Pawlenty’s Corporate Tax Double-Speak: Promises To Cut ‘All’ Credits, After Calling Cuts To Oil Subsidies ‘Ludicrous’

Former Minnesota Gov. Tim Pawlenty (R), who is vying for the Republican presidential nomination, laid out his economic plan this week. The plan has drawn well-deserved ridicule from both the right and left for its “impossible” growth assumptions and its reliance on huge tax cuts that would be three times more expensive than the Bush tax cuts and dramatically skew towards the wealthy.

Part of Pawlenty’s tax plan involves cutting the corporate tax rate from 35 percent to 15 percent, a deeper cut than the one embraced by House Republicans in the radical budget that they passed. In an interview with Bloomberg News, Pawlenty said this reduction will be paired with clearing out “all” of the credits and deductions clogging up the corporate tax code:

We will reduce the corporate tax rate from 35 percent to 15 percent. We will get rid of all the deductions, credits, or exemptions, and you will compete not based on your connections to a congressman, but connections whether you can convince consumers if you have a good product. If you cannot do that, you should not be in business.
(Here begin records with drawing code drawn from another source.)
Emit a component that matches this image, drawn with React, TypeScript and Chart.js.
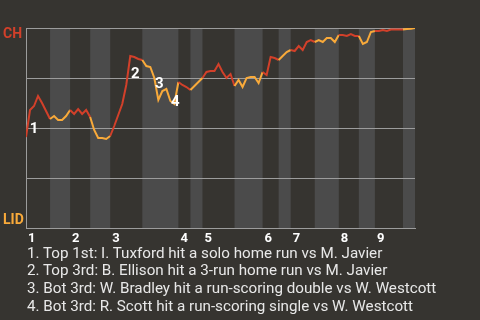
import React, { useEffect, useRef } from 'react';
import { Chart, registerables } from 'chart.js';

Chart.register(...registerables);

// Chance (0-100) that CH wins, after each plate appearance
const chWinProb = [
  45.5, 59, 61, 66, 62.5, 58.5, 54.5,
  56, 54, 54, 56, 59,
  57, 59.5, 57, 59, 55.5,
  49, 45, 45, 44.5, 46,
  51, 56.5, 62, 71.5, 86, 85.5, 84.5, 84,
  81, 80.5, 75, 64, 68.5, 69.5, 63.5, 62, 73,
  71.5, 70.5, 69,
  71, 73, 75,
  78, 78.5, 78.5, 82, 78, 75, 77, 71,
  74, 70.5, 75, 75.5, 75.5, 72.5, 78,
  76.5, 85.5, 85, 84,
  86, 88, 89,
  88.5, 91, 89, 93, 94, 93,
  94, 93, 95, 95, 93, 96.5,
  96.5, 96, 97, 96, 96,
  92, 93, 98, 98.5,
  98.5, 99, 98.5, 99.2, 99.2, 99.3, 99.3,
  99.5, 99.6, 100,
];

// Index of the first plate appearance of each half inning (top, bottom, top, ...)
const halfInningStarts = [0, 6, 11, 16, 21, 29, 38, 41, 44, 52, 59, 63, 66, 72, 78, 83, 87, 94];
const lastIndex = 97;
const inningLabels = ['1', '2', '3', '4', '5', '6', '7', '8', '9'];

const teamTop = 'CH';
const teamBottom = 'LID';

const eventNumbers = ['1', '2', '3', '4'];
const eventIndices = [0, 26, 33, 37];
const eventTexts = [
  '1. Top 1st: I. Tuxford hit a solo home run vs M. Javier',
  '2. Top 3rd: B. Ellison hit a 3-run home run vs M. Javier',
  '3. Bot 3rd: W. Bradley hit a run-scoring double vs W. Westcott',
  '4. Bot 3rd: R. Scott hit a run-scoring single vs W. Westcott',
];

// styles
const BG = '#363430';
const BAND = '#4b4b4b';
const GRID = '#9c9c9c';
const RED = '#d2402a';
const ORANGE = '#f9aa3a';
const FONT = 'Roboto, "Noto Sans", sans-serif';
const labelOffsets = [
  [8, -8],
  [5, 18],
  [1, -16],
  [1, -2],
];

function halfOf(i: number) {
  let h = 0;
  for (let k = 0; k < halfInningStarts.length; k++) {
    if (i >= halfInningStarts[k]) h = k;
  }
  return h;
}

const bandsPlugin = {
  id: 'bands',
  beforeDraw(chart: any) {
    const { ctx, chartArea, scales } = chart;
    ctx.save();
    ctx.fillStyle = BG;
    ctx.fillRect(0, 0, chart.width, chart.height);
    ctx.fillStyle = BAND;
    for (let k = 1; k < halfInningStarts.length; k += 2) {
      const x0 = scales.x.getPixelForValue(halfInningStarts[k]);
      const endIdx = k + 1 < halfInningStarts.length ? halfInningStarts[k + 1] : lastIndex;
      const x1 = scales.x.getPixelForValue(endIdx);
      ctx.fillRect(x0, chartArea.top, x1 - x0, chartArea.bottom - chartArea.top);
    }
    ctx.restore();
  },
};

const labelsPlugin = {
  id: 'labels',
  afterDatasetsDraw(chart: any) {
    const { ctx, chartArea, scales } = chart;
    ctx.save();
    ctx.textBaseline = 'middle';
    ctx.textAlign = 'left';
    ctx.font = `bold 14px ${FONT}`;
    ctx.fillStyle = RED;
    ctx.fillText(teamTop, 3, chartArea.top + 6);
    ctx.fillStyle = ORANGE;
    ctx.fillText(teamBottom, 3, chartArea.bottom - 8);

    ctx.fillStyle = '#ffffff';
    ctx.font = `bold 13px ${FONT}`;
    inningLabels.forEach((lab, n) => {
      const x = scales.x.getPixelForValue(halfInningStarts[n * 2]);
      ctx.fillText(lab, x + 2, chartArea.bottom + 11);
    });

    ctx.textAlign = 'center';
    ctx.font = `bold 15px ${FONT}`;
    eventNumbers.forEach((lab, n) => {
      const i = eventIndices[n];
      const x = scales.x.getPixelForValue(i);
      const y = scales.y.getPixelForValue(chWinProb[i]);
      ctx.fillText(lab, x + labelOffsets[n][0], y + labelOffsets[n][1]);
    });
    ctx.restore();
  },
};

export default function App() {
  const ref = useRef<HTMLCanvasElement>(null);
  useEffect(() => {
    const chart = new Chart(ref.current!, {
      type: 'line',
      data: {
        datasets: [
          {
            data: chWinProb.map((v, i) => ({ x: i, y: v })),
            borderWidth: 2,
            borderColor: RED,
            pointRadius: 0,
            tension: 0,
            segment: {
              borderColor: (c: any) => (halfOf(c.p0DataIndex) % 2 === 0 ? RED : ORANGE),
            },
          },
        ],
      },
      options: {
        animation: false,
        responsive: false,
        events: [],
        layout: { padding: { left: 26, top: 28, right: 65, bottom: 92 } },
        plugins: { legend: { display: false }, tooltip: { enabled: false } },
        scales: {
          x: {
            type: 'linear',
            min: 0,
            max: lastIndex,
            ticks: { display: false },
            grid: { display: false, drawTicks: false },
            border: { display: true, color: GRID, width: 1 },
            afterFit: (s: any) => {
              s.height = 0;
            },
          },
          y: {
            min: 0,
            max: 100,
            ticks: { display: false, stepSize: 25 },
            grid: { color: GRID, drawTicks: false, lineWidth: 1 },
            border: { display: true, color: GRID, width: 1 },
            afterFit: (s: any) => {
              s.width = 0;
            },
          },
        },
      },
      plugins: [bandsPlugin, labelsPlugin],
    } as any);
    return () => chart.destroy();
  }, []);

  return (
    <div style={{ position: 'fixed', left: 0, top: 0, width: 480, height: 320, background: BG, overflow: 'hidden' }}>
      <canvas ref={ref} width={480} height={320} style={{ display: 'block', width: 480, height: 320 }} />
      <div
        style={{
          position: 'absolute',
          left: 27,
          top: 244.5,
          fontFamily: FONT,
          fontSize: 15.2,
          lineHeight: '17.8px',
          color: '#e8e8e8',
          whiteSpace: 'nowrap',
        }}
      >
        {eventTexts.map((t) => (
          <div key={t}>{t}</div>
        ))}
      </div>
    </div>
  );
}
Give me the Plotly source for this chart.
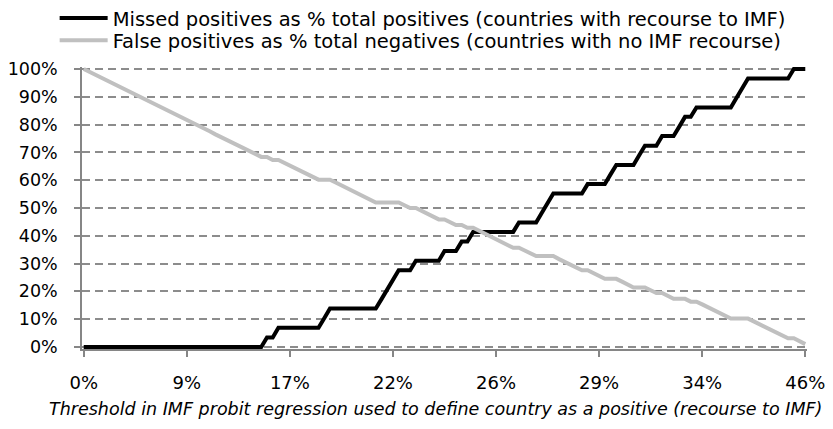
import plotly.graph_objects as go

# Missed positives as % of total positives (black)
missed = [
    0, 0, 0, 0, 0, 0, 0, 0, 0, 0, 0, 0, 0, 0, 0, 0,
    0, 0, 0, 0, 0, 0, 0, 0, 0, 0, 0, 0, 0, 0, 0, 0,
    3.4, 3.4,
    6.9, 6.9, 6.9, 6.9, 6.9, 6.9, 6.9, 6.9,
    10.3,
    13.8, 13.8, 13.8, 13.8, 13.8, 13.8, 13.8, 13.8, 13.8,
    17.2, 20.7, 24.1,
    27.6, 27.6, 27.6,
    31.0, 31.0, 31.0, 31.0, 31.0,
    34.5, 34.5, 34.5,
    37.9, 37.9,
    41.4, 41.4, 41.4, 41.4, 41.4, 41.4, 41.4, 41.4,
    44.8, 44.8, 44.8, 44.8,
    48.3, 51.7,
    55.2, 55.2, 55.2, 55.2, 55.2, 55.2,
    58.6, 58.6, 58.6, 58.6,
    62.1,
    65.5, 65.5, 65.5, 65.5,
    69.0,
    72.4, 72.4, 72.4,
    75.9, 75.9, 75.9,
    79.3,
    82.8, 82.8,
    86.2, 86.2, 86.2, 86.2, 86.2, 86.2, 86.2,
    89.7, 93.1,
    96.6, 96.6, 96.6, 96.6, 96.6, 96.6, 96.6, 96.6,
    100, 100, 100,
]

# False positives as % of total negatives (grey)
false_pos = [
    100.0, 99.0, 98.0, 96.9, 95.9, 94.9, 93.9, 92.9, 91.8, 90.8, 89.8, 88.8,
    87.8, 86.7, 85.7, 84.7, 83.7, 82.7, 81.6, 80.6, 79.6, 78.6, 77.6, 76.5,
    75.5, 74.5, 73.5, 72.4, 71.4, 70.4, 69.4, 68.4,
    68.4,
    67.3, 67.3,
    66.3, 65.3, 64.3, 63.3, 62.2, 61.2, 60.2,
    60.2, 60.2,
    59.2, 58.2, 57.1, 56.1, 55.1, 54.1, 53.1, 52.0,
    52.0, 52.0, 52.0, 52.0,
    51.0, 50.0,
    50.0, 49.0, 48.0, 46.9, 45.9,
    45.9, 44.9, 43.9,
    43.9, 42.9,
    42.9, 41.8, 40.8, 39.8, 38.8, 37.8, 36.7, 35.7,
    35.7, 34.7, 33.7, 32.7,
    32.7, 32.7, 32.7,
    31.6, 30.6, 29.6, 28.6, 27.6,
    27.6, 26.5, 25.5, 24.5,
    24.5, 24.5,
    23.5, 22.4, 21.4,
    21.4, 21.4,
    20.4, 19.4,
    19.4, 18.4, 17.3,
    17.3, 17.3,
    16.3,
    16.3, 15.3, 14.3, 13.3, 12.2, 11.2, 10.2,
    10.2, 10.2, 10.2,
    9.2, 8.2, 7.1, 6.1, 5.1, 4.1, 3.1,
    3.1, 2.0, 1.0,
]

tick_labels = ["0%", "9%", "17%", "22%", "26%", "29%", "34%", "46%"]
label_every = 18
x_title = "Threshold in IMF probit regression used to define country as a positive (recourse to IMF)"

x = list(range(len(missed)))
tick_pos = list(range(0, len(missed), label_every))

FONT = "DejaVu Sans, Open Sans, sans-serif"

fig = go.Figure()
fig.add_trace(go.Scatter(
    x=x, y=missed, mode="lines",
    name="Missed positives as % total positives (countries with recourse to IMF)",
    line=dict(color="#000000", width=4),
    legend="legend",
))
fig.add_trace(go.Scatter(
    x=x, y=false_pos, mode="lines",
    name="False positives as % total negatives (countries with no IMF recourse)",
    line=dict(color="#c0c0c0", width=4),
    legend="legend2",
))

legend_common = dict(
    xref="container", yref="paper", x=0.056,
    xanchor="left", yanchor="top", orientation="v",
    font=dict(size=19.5, family=FONT),
    bgcolor="rgba(0,0,0,0)", itemwidth=48,
)

fig.update_layout(
    width=833, height=429,
    margin=dict(l=74, r=34, t=59, b=88, autoexpand=False),
    paper_bgcolor="white", plot_bgcolor="white",
    font=dict(family=FONT, size=16, color="#000000"),
    showlegend=True,
    legend=dict(legend_common, y=1.2415),
    legend2=dict(legend_common, y=1.1626),
    xaxis=dict(
        range=[-0.3, 126.3],
        tickvals=tick_pos, ticktext=tick_labels,
        showgrid=False, zeroline=False,
        showline=True, linecolor="#868686", linewidth=1.5,
        ticks="outside", ticklen=6, tickcolor="#868686", tickwidth=1.5,
        ticklabelstandoff=11,
        tickfont=dict(size=18),
        automargin=False,
    ),
    yaxis=dict(
        range=[-0.75, 100.75],
        tickvals=[0, 10, 20, 30, 40, 50, 60, 70, 80, 90, 100],
        ticktext=["0%", "10%", "20%", "30%", "40%", "50%", "60%", "70%", "80%", "90%", "100%"],
        showgrid=True, gridcolor="#8c8c8c", gridwidth=1.5, griddash="8px,5px",
        zeroline=False,
        showline=True, linecolor="#868686", linewidth=1.5,
        ticks="outside", ticklen=6, tickcolor="#868686", tickwidth=1.5,
        ticklabelstandoff=13,
        tickfont=dict(size=17.5),
        automargin=False,
    ),
    annotations=[dict(
        text="<i>" + x_title + "</i>",
        xref="paper", yref="paper", x=0.4869, y=-0.2145,
        xanchor="center", yanchor="middle", showarrow=False,
        font=dict(size=17.5, family=FONT),
    )],
)

fig.write_html("out.html")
But just last month, Pawlenty was singing a very different tune on corporate tax credits. In fact, when asked if he would cut the $4 billion in subsidies that are given to oil companies every year, Pawlenty responded that such a move would be “ludicrous.” “ I mean the worst thing we could do is raise the cost burden on costs on energy and oil,” Pawlenty said. “It’s preposterous.”


But if Pawlenty isn’t willing to take on one of the most obvious, egregious examples of waste in the corporate tax code, how can he credibly say he supports eliminating “all” credits? For that matter, is he going to end deferral, which allows corporations to delay taxes on their overseas profits indefinitely, encouraging the outsourcing of jobs?

Pawlenty keeps claiming that his campaign is “not about telling people just what they want to hear. It’s about telling the truth.” But it seems that he can’t figure out what the truth is when it comes to his views on corporate taxes.